┌──

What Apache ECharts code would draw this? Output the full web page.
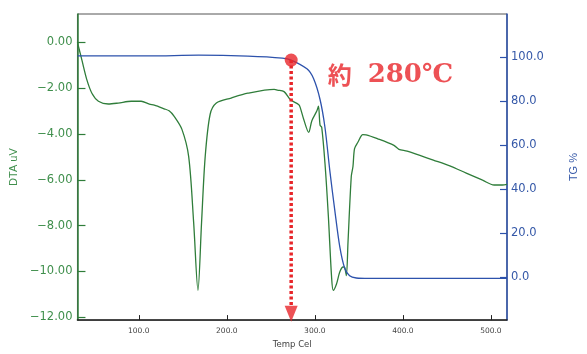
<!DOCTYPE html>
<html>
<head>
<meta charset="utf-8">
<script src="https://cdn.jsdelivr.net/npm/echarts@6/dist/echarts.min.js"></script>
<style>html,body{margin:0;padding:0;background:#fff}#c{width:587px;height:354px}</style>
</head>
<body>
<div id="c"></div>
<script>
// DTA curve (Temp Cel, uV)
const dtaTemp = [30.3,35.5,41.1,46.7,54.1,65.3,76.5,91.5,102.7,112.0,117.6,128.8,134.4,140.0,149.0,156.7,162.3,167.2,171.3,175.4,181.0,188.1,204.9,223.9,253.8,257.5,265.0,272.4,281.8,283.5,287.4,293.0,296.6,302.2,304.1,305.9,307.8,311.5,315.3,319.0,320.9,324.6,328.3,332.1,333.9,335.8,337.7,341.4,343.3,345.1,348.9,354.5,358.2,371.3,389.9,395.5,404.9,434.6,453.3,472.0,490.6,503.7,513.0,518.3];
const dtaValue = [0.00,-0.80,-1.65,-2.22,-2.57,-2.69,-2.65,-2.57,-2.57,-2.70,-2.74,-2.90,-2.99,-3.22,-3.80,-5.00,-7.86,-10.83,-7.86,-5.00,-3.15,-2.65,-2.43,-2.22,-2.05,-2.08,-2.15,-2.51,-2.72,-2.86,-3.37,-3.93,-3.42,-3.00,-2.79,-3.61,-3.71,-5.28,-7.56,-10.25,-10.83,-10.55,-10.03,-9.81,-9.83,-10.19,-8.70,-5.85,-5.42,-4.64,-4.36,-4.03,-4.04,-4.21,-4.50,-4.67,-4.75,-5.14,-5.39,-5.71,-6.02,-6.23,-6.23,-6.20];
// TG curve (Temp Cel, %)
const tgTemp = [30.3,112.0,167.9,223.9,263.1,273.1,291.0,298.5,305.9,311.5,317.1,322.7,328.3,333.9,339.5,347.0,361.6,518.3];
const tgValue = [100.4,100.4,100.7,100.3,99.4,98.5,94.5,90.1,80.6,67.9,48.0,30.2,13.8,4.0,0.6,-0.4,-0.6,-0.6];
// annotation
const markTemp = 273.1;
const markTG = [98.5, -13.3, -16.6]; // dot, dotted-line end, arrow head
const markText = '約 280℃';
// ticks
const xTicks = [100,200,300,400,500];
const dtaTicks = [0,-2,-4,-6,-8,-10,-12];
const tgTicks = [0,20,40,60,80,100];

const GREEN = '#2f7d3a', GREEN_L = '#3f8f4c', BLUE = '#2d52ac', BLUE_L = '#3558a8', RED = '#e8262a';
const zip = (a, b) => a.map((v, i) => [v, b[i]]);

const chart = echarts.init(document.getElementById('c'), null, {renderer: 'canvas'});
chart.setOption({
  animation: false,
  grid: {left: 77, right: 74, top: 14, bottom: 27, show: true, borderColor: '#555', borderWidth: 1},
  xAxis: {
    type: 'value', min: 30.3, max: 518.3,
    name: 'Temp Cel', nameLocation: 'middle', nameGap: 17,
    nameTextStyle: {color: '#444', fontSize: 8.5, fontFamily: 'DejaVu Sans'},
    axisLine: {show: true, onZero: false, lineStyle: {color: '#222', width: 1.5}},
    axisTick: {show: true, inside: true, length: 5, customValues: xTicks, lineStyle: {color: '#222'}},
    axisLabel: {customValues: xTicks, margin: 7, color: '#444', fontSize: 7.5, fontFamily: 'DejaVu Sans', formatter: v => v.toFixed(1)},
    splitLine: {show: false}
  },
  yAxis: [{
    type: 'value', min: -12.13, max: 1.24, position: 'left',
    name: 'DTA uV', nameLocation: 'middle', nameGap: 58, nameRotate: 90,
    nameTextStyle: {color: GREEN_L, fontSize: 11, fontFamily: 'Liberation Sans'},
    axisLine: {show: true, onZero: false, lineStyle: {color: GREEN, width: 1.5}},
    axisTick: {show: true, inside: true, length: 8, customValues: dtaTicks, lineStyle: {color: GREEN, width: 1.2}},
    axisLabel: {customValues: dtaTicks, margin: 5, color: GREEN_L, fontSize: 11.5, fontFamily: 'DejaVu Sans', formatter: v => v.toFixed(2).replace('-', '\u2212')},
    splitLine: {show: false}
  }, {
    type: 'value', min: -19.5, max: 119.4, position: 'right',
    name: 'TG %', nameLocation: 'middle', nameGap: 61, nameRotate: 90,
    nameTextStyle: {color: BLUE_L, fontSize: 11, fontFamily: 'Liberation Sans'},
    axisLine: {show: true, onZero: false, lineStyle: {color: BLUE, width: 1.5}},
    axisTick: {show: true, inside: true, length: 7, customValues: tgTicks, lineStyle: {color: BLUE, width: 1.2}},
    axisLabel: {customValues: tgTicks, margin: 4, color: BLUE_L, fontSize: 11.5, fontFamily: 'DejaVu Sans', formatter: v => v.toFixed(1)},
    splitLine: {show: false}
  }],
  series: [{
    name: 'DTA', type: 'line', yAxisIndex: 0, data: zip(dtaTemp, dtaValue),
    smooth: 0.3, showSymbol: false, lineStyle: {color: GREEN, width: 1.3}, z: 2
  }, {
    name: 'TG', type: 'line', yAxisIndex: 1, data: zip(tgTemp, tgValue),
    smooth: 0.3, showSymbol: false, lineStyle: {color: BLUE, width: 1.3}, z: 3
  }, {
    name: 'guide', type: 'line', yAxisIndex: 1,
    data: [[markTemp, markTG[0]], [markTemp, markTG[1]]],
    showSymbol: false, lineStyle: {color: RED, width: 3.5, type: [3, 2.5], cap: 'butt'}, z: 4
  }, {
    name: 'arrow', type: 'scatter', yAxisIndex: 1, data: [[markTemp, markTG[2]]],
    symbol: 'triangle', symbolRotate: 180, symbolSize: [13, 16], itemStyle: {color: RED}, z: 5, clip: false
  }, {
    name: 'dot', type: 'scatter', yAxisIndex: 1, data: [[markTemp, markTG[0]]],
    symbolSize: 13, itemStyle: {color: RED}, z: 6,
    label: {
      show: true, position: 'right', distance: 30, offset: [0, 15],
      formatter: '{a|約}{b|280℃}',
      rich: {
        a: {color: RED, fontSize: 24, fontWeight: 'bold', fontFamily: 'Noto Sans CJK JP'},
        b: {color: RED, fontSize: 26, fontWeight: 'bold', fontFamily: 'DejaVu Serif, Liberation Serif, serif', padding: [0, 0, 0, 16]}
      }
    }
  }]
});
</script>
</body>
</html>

└──

## WHAT YOU HAVE TO DO:
In your copy of the listing above, reproduce each line exactly and omit all pictures.

## SOLVED EXERCISE:
What Apache ECharts code would draw this? Output the full web page.
<!DOCTYPE html>
<html>
<head>
<meta charset="utf-8">
<script src="https://cdn.jsdelivr.net/npm/echarts@6/dist/echarts.min.js"></script>
<style>html,body{margin:0;padding:0;background:#fff}#c{width:587px;height:354px}</style>
</head>
<body>
<div id="c"></div>
<script>
// DTA curve (Temp Cel, uV)
const dtaTemp = [30.3,35.5,41.1,46.7,54.1,65.3,76.5,91.5,102.7,112.0,117.6,128.8,134.4,140.0,149.0,156.7,162.3,167.2,171.3,175.4,181.0,188.1,204.9,223.9,253.8,257.5,265.0,272.4,281.8,283.5,287.4,293.0,296.6,302.2,304.1,305.9,307.8,311.5,315.3,319.0,320.9,324.6,328.3,332.1,333.9,335.8,337.7,341.4,343.3,345.1,348.9,354.5,358.2,371.3,389.9,395.5,404.9,434.6,453.3,472.0,490.6,503.7,513.0,518.3];
const dtaValue = [0.00,-0.80,-1.65,-2.22,-2.57,-2.69,-2.65,-2.57,-2.57,-2.70,-2.74,-2.90,-2.99,-3.22,-3.80,-5.00,-7.86,-10.83,-7.86,-5.00,-3.15,-2.65,-2.43,-2.22,-2.05,-2.08,-2.15,-2.51,-2.72,-2.86,-3.37,-3.93,-3.42,-3.00,-2.79,-3.61,-3.71,-5.28,-7.56,-10.25,-10.83,-10.55,-10.03,-9.81,-9.83,-10.19,-8.70,-5.85,-5.42,-4.64,-4.36,-4.03,-4.04,-4.21,-4.50,-4.67,-4.75,-5.14,-5.39,-5.71,-6.02,-6.23,-6.23,-6.20];
// TG curve (Temp Cel, %)
const tgTemp = [30.3,112.0,167.9,223.9,263.1,273.1,291.0,298.5,305.9,311.5,317.1,322.7,328.3,333.9,339.5,347.0,361.6,518.3];
const tgValue = [100.4,100.4,100.7,100.3,99.4,98.5,94.5,90.1,80.6,67.9,48.0,30.2,13.8,4.0,0.6,-0.4,-0.6,-0.6];
// annotation
const markTemp = 273.1;
const markTG = [98.5, -13.3, -16.6]; // dot, dotted-line end, arrow head
const markText = '約 280℃';
// ticks
const xTicks = [100,200,300,400,500];
const dtaTicks = [0,-2,-4,-6,-8,-10,-12];
const tgTicks = [0,20,40,60,80,100];

const GREEN = '#2f7d3a', GREEN_L = '#3f8f4c', BLUE = '#2d52ac', BLUE_L = '#3558a8', RED = '#e8262a';
const zip = (a, b) => a.map((v, i) => [v, b[i]]);

const chart = echarts.init(document.getElementById('c'), null, {renderer: 'canvas'});
chart.setOption({
  animation: false,
  grid: {left: 77, right: 74, top: 14, bottom: 27, show: true, borderColor: '#555', borderWidth: 1},
  xAxis: {
    type: 'value', min: 30.3, max: 518.3,
    name: 'Temp Cel', nameLocation: 'middle', nameGap: 17,
    nameTextStyle: {color: '#444', fontSize: 8.5, fontFamily: 'DejaVu Sans'},
    axisLine: {show: true, onZero: false, lineStyle: {color: '#222', width: 1.5}},
    axisTick: {show: true, inside: true, length: 5, customValues: xTicks, lineStyle: {color: '#222'}},
    axisLabel: {customValues: xTicks, margin: 7, color: '#444', fontSize: 7.5, fontFamily: 'DejaVu Sans', formatter: v => v.toFixed(1)},
    splitLine: {show: false}
  },
  yAxis: [{
    type: 'value', min: -12.13, max: 1.24, position: 'left',
    name: 'DTA uV', nameLocation: 'middle', nameGap: 58, nameRotate: 90,
    nameTextStyle: {color: GREEN_L, fontSize: 11, fontFamily: 'Liberation Sans'},
    axisLine: {show: true, onZero: false, lineStyle: {color: GREEN, width: 1.5}},
    axisTick: {show: true, inside: true, length: 8, customValues: dtaTicks, lineStyle: {color: GREEN, width: 1.2}},
    axisLabel: {customValues: dtaTicks, margin: 5, color: GREEN_L, fontSize: 11.5, fontFamily: 'DejaVu Sans', formatter: v => v.toFixed(2).replace('-', '\u2212')},
    splitLine: {show: false}
  }, {
    type: 'value', min: -19.5, max: 119.4, position: 'right',
    name: 'TG %', nameLocation: 'middle', nameGap: 61, nameRotate: 90,
    nameTextStyle: {color: BLUE_L, fontSize: 11, fontFamily: 'Liberation Sans'},
    axisLine: {show: true, onZero: false, lineStyle: {color: BLUE, width: 1.5}},
    axisTick: {show: true, inside: true, length: 7, customValues: tgTicks, lineStyle: {color: BLUE, width: 1.2}},
    axisLabel: {customValues: tgTicks, margin: 4, color: BLUE_L, fontSize: 11.5, fontFamily: 'DejaVu Sans', formatter: v => v.toFixed(1)},
    splitLine: {show: false}
  }],
  series: [{
    name: 'DTA', type: 'line', yAxisIndex: 0, data: zip(dtaTemp, dtaValue),
    smooth: 0.3, showSymbol: false, lineStyle: {color: GREEN, width: 1.3}, z: 2
  }, {
    name: 'TG', type: 'line', yAxisIndex: 1, data: zip(tgTemp, tgValue),
    smooth: 0.3, showSymbol: false, lineStyle: {color: BLUE, width: 1.3}, z: 3
  }, {
    name: 'guide', type: 'line', yAxisIndex: 1,
    data: [[markTemp, markTG[0]], [markTemp, markTG[1]]],
    showSymbol: false, lineStyle: {color: RED, width: 3.5, type: [3, 2.5], cap: 'butt'}, z: 4
  }, {
    name: 'arrow', type: 'scatter', yAxisIndex: 1, data: [[markTemp, markTG[2]]],
    symbol: 'triangle', symbolRotate: 180, symbolSize: [13, 16], itemStyle: {color: RED}, z: 5, clip: false
  }, {
    name: 'dot', type: 'scatter', yAxisIndex: 1, data: [[markTemp, markTG[0]]],
    symbolSize: 13, itemStyle: {color: RED}, z: 6,
    label: {
      show: true, position: 'right', distance: 30, offset: [0, 15],
      formatter: '{a|約}{b|280℃}',
      rich: {
        a: {color: RED, fontSize: 24, fontWeight: 'bold', fontFamily: 'Noto Sans CJK JP'},
        b: {color: RED, fontSize: 26, fontWeight: 'bold', fontFamily: 'DejaVu Serif, Liberation Serif, serif', padding: [0, 0, 0, 16]}
      }
    }
  }]
});
</script>
</body>
</html>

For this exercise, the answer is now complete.